> **REQUIRED WORK**:
Only lines with the word "this" are needed; collect each of them from the listing below.

========================================================================

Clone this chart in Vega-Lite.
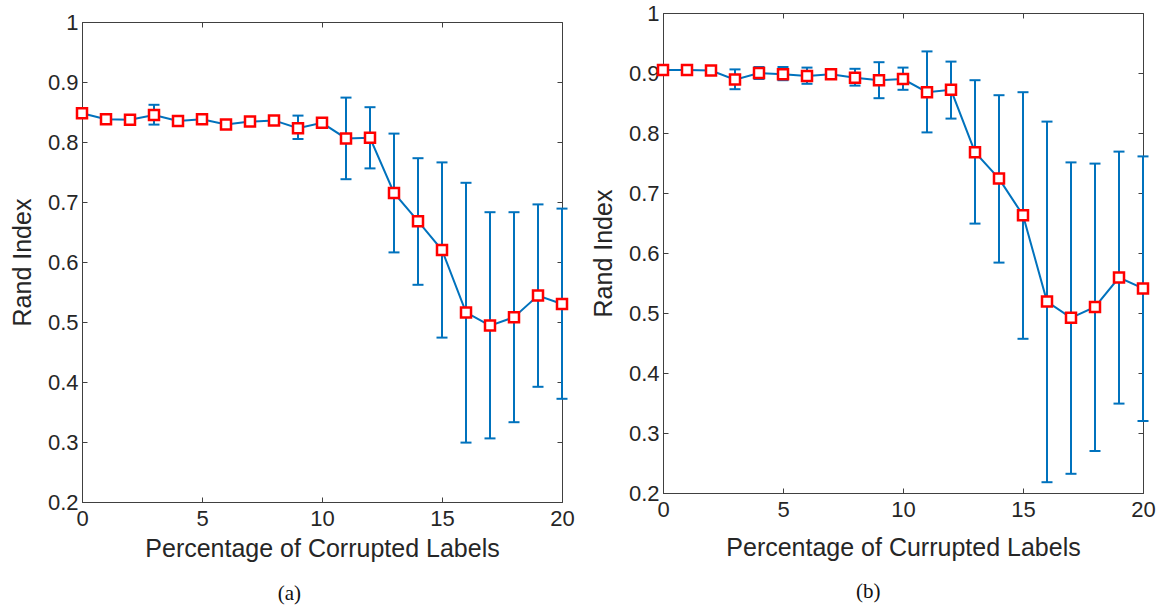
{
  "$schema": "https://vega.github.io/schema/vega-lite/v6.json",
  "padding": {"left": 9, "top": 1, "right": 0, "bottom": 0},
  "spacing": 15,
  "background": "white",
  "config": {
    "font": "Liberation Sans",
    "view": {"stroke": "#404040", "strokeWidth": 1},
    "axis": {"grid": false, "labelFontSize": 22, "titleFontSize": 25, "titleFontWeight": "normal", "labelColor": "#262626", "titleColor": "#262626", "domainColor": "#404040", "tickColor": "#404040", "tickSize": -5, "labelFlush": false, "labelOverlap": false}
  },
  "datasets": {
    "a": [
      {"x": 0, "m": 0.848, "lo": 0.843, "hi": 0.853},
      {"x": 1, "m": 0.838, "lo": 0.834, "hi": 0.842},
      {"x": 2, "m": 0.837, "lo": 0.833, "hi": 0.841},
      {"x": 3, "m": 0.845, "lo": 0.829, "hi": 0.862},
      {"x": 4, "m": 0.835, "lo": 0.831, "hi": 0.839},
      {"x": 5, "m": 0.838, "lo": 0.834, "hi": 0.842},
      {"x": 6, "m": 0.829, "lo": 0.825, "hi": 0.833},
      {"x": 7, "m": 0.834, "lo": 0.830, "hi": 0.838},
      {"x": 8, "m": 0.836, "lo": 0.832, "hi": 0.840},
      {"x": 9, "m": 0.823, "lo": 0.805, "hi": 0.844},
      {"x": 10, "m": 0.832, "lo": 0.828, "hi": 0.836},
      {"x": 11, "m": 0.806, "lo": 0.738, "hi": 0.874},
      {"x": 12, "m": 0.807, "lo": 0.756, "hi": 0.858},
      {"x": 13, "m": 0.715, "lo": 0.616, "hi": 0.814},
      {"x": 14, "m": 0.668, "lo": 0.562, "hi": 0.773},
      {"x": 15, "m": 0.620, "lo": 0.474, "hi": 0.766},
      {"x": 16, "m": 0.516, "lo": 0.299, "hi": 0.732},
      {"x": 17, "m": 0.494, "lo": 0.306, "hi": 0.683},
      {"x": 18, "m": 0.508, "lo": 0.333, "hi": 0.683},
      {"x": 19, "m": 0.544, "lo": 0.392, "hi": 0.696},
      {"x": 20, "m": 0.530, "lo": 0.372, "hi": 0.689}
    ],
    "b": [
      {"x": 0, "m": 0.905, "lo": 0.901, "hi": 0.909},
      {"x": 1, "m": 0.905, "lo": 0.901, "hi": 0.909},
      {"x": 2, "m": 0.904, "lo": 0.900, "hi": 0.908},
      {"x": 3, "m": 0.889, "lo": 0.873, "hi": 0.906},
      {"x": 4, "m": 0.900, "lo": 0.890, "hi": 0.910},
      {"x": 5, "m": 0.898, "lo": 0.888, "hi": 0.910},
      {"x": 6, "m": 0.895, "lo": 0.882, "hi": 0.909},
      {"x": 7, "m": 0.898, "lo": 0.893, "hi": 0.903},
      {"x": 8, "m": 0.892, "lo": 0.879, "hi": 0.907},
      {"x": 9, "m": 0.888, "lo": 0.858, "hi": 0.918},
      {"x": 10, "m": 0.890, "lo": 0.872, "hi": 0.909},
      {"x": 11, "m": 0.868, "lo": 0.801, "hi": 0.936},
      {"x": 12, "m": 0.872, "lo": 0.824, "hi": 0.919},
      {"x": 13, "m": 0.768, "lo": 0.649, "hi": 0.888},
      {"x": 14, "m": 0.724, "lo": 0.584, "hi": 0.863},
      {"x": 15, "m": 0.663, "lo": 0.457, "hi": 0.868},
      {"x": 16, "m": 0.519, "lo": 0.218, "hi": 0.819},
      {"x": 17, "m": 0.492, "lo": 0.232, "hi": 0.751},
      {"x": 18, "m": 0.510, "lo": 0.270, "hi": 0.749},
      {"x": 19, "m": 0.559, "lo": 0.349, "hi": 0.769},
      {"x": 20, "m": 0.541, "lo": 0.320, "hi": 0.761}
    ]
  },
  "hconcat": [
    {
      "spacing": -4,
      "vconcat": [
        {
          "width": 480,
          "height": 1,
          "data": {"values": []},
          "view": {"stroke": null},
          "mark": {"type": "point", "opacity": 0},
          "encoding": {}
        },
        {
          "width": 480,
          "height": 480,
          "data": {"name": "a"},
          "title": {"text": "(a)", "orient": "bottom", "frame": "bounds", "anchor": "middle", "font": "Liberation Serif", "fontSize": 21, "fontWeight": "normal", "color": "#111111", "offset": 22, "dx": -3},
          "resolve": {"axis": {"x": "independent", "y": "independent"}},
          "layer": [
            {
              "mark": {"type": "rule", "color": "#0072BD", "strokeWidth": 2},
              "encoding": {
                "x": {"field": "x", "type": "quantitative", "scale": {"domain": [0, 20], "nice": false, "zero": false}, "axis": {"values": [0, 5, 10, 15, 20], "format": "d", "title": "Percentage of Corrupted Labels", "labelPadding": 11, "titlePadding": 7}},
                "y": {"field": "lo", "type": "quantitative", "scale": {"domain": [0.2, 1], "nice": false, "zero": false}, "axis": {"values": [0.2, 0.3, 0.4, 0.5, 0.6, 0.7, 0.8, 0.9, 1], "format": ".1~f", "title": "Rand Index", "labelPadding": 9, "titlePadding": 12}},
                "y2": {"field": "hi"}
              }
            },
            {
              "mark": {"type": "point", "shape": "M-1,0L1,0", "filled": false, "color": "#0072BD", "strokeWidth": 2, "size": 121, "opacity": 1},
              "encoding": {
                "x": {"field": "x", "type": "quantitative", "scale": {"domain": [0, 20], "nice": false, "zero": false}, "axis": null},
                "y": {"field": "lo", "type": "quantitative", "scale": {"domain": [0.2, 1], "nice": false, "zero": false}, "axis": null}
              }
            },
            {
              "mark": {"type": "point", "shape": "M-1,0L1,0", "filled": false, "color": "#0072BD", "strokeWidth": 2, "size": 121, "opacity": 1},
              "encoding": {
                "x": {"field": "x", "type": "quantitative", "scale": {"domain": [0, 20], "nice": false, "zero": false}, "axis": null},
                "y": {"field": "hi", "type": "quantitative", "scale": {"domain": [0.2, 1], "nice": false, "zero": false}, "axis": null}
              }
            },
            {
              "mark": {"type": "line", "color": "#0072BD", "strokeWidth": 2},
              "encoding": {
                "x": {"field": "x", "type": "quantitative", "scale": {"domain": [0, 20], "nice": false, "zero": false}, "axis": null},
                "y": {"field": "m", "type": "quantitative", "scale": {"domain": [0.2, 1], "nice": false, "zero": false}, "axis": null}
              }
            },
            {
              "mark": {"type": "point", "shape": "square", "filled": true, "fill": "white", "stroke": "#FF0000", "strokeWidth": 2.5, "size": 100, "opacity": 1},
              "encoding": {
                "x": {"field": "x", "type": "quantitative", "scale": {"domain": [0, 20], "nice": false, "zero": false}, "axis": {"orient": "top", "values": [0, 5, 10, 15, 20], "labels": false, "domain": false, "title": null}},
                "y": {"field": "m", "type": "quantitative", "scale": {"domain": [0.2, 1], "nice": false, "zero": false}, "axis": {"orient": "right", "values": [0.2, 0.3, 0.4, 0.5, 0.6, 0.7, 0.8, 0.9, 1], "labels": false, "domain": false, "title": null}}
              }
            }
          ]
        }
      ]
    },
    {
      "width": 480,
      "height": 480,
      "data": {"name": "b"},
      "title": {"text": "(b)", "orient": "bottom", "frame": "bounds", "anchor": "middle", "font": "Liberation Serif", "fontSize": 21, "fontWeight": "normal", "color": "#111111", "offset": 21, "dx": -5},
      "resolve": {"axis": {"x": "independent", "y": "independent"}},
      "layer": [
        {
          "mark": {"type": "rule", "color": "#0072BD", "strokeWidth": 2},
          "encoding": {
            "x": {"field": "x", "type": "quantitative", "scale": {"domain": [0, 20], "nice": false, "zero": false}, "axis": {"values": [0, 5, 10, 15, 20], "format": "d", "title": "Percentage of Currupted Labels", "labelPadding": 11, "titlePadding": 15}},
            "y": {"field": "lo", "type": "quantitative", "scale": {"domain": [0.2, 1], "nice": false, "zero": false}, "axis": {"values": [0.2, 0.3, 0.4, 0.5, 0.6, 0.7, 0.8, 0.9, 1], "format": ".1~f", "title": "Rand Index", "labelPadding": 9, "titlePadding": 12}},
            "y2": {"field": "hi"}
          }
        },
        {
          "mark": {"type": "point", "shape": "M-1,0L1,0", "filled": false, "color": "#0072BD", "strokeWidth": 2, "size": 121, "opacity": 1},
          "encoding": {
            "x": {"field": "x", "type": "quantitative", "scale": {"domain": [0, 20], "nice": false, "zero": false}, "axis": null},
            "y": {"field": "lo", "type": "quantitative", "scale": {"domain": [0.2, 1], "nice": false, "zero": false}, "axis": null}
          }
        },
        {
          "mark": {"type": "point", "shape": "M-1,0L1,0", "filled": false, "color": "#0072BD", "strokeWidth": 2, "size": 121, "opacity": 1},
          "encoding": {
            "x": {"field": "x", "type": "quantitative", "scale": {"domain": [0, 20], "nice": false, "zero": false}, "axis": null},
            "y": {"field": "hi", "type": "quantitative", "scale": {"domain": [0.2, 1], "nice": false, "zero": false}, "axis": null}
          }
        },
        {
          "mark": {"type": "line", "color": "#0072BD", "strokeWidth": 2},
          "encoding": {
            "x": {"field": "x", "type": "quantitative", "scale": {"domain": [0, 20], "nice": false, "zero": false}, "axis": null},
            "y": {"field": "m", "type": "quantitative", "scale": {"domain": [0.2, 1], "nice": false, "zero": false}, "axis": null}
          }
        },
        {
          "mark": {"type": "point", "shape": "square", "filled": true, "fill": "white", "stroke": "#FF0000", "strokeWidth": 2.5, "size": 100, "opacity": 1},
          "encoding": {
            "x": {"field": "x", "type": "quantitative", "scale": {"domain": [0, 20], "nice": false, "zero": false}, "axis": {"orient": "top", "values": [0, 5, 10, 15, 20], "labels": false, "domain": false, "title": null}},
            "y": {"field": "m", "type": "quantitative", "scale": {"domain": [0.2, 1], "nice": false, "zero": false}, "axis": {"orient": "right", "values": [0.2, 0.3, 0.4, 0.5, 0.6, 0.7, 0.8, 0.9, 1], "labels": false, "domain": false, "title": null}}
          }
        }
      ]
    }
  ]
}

========================================================================

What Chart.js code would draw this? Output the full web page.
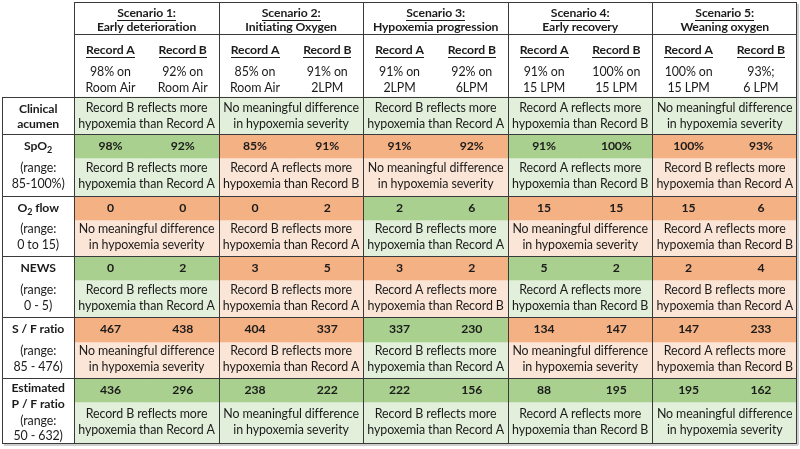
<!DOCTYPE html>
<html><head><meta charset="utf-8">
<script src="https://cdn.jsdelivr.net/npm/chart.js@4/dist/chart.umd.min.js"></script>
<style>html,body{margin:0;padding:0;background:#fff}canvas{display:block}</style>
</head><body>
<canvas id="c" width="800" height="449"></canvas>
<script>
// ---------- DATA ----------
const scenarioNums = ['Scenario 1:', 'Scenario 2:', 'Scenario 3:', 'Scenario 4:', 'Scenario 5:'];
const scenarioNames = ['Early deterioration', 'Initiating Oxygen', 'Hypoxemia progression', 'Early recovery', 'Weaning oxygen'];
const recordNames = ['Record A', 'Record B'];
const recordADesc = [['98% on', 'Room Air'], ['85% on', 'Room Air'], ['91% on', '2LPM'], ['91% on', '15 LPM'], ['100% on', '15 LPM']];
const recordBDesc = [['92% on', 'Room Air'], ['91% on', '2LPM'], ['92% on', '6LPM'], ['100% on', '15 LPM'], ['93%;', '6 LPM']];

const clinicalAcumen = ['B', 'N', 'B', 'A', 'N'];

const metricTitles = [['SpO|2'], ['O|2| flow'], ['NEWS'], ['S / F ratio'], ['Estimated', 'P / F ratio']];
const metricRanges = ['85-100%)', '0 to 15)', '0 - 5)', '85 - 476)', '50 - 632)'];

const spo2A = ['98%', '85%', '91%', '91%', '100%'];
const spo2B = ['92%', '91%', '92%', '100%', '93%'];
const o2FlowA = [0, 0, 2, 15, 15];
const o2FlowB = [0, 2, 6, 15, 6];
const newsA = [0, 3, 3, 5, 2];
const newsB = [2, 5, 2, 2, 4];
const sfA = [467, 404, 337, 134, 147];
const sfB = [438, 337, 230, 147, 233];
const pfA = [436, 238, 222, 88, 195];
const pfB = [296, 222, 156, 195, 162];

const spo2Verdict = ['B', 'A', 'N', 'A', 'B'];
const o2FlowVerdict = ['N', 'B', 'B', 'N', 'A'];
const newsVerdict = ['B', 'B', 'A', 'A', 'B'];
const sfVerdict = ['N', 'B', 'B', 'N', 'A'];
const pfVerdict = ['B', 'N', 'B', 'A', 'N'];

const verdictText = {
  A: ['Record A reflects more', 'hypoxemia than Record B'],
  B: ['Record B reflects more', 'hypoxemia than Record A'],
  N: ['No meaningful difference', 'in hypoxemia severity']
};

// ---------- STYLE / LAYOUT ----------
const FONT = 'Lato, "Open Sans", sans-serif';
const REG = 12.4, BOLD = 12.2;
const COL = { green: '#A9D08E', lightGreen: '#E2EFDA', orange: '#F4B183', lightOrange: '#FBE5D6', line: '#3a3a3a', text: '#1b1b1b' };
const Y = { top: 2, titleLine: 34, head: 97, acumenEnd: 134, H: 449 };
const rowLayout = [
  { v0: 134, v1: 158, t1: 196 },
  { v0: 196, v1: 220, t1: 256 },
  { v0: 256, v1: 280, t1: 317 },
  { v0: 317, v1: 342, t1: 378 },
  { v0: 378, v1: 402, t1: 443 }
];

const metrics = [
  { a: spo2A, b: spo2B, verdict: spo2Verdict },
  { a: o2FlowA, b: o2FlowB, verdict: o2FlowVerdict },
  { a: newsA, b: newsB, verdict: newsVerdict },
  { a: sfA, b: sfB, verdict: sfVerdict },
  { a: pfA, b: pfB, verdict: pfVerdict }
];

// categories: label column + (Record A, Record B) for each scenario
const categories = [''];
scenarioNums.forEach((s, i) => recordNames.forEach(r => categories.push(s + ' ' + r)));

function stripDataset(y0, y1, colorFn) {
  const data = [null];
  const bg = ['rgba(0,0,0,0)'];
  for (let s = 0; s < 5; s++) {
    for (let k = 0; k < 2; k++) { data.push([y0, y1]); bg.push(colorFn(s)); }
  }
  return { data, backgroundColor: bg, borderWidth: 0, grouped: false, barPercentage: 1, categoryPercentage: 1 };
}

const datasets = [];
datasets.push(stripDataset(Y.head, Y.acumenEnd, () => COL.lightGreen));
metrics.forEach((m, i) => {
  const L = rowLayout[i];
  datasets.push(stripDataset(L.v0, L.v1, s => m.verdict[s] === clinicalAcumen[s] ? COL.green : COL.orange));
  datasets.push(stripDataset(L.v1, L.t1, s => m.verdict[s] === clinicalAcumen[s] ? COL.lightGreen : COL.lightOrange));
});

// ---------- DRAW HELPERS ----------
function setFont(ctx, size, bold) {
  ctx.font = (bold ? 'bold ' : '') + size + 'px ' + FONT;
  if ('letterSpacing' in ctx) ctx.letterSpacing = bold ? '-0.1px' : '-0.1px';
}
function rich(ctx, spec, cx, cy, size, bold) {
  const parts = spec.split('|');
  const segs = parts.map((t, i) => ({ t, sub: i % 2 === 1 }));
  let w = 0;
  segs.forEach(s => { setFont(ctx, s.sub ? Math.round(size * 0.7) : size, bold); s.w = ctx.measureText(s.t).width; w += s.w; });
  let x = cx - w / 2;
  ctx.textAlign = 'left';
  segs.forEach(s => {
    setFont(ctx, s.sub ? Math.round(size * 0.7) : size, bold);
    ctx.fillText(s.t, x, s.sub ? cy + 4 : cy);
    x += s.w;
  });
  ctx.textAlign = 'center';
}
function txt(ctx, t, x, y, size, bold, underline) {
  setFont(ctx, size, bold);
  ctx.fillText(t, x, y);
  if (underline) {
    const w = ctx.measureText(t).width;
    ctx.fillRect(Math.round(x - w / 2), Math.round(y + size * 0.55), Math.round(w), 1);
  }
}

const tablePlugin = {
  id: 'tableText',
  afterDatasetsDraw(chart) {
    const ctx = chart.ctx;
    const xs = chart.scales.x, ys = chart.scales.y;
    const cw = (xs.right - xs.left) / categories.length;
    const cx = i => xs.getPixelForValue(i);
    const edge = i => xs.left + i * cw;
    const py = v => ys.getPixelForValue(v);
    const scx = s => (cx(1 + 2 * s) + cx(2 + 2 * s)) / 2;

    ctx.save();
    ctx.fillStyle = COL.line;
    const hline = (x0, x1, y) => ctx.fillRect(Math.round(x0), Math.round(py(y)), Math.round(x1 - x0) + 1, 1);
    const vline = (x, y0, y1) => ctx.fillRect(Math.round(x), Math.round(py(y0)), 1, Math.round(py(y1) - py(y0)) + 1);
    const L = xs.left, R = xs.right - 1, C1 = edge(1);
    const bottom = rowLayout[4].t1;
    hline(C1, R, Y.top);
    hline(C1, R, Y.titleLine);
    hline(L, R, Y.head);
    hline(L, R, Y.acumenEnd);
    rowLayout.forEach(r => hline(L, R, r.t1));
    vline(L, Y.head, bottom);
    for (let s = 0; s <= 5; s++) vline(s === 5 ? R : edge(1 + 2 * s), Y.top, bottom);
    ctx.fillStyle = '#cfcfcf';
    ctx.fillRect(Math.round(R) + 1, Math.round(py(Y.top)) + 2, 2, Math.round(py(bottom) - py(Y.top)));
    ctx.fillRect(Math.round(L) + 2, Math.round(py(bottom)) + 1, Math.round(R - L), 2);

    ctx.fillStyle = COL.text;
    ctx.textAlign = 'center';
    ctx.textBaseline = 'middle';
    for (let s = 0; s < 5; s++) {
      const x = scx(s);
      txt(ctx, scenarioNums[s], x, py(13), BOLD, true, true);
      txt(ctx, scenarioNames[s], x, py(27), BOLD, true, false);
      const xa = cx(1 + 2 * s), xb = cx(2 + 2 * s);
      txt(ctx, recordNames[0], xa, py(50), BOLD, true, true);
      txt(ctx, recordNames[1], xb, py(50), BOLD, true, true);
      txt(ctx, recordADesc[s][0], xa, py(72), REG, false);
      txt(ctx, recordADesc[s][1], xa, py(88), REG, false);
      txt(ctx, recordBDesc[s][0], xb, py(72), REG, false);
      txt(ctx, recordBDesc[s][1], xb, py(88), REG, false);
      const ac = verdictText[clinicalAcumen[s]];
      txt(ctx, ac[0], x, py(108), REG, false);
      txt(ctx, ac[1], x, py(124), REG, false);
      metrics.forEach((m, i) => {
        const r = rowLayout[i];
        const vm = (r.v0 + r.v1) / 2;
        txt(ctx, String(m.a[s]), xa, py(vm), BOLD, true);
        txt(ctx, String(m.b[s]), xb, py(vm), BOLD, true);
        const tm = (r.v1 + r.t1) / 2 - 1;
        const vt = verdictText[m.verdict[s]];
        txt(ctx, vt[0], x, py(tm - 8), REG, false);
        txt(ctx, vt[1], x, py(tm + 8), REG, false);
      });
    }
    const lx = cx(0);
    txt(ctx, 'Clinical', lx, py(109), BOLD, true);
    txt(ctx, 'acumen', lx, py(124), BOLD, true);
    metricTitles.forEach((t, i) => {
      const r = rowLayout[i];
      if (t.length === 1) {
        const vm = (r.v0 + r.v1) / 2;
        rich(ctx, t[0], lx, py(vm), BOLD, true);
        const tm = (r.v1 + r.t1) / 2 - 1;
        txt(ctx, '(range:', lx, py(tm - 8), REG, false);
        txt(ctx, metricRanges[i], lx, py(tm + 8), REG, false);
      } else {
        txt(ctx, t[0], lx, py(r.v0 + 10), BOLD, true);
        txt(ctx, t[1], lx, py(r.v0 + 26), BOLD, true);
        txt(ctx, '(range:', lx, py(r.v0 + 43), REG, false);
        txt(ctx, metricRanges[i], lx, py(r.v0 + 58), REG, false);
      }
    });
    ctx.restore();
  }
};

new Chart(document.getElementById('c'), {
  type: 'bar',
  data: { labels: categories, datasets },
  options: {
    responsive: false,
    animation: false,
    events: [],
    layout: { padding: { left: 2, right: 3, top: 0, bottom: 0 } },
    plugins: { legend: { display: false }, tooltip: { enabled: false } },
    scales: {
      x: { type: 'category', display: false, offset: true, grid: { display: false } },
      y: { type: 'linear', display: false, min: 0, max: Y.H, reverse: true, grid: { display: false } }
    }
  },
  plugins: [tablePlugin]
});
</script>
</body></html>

========================================================================

> **ANSWER BELOW**:
Clone this chart in Vega-Lite.
What Chart.js code would draw this? Output the full web page.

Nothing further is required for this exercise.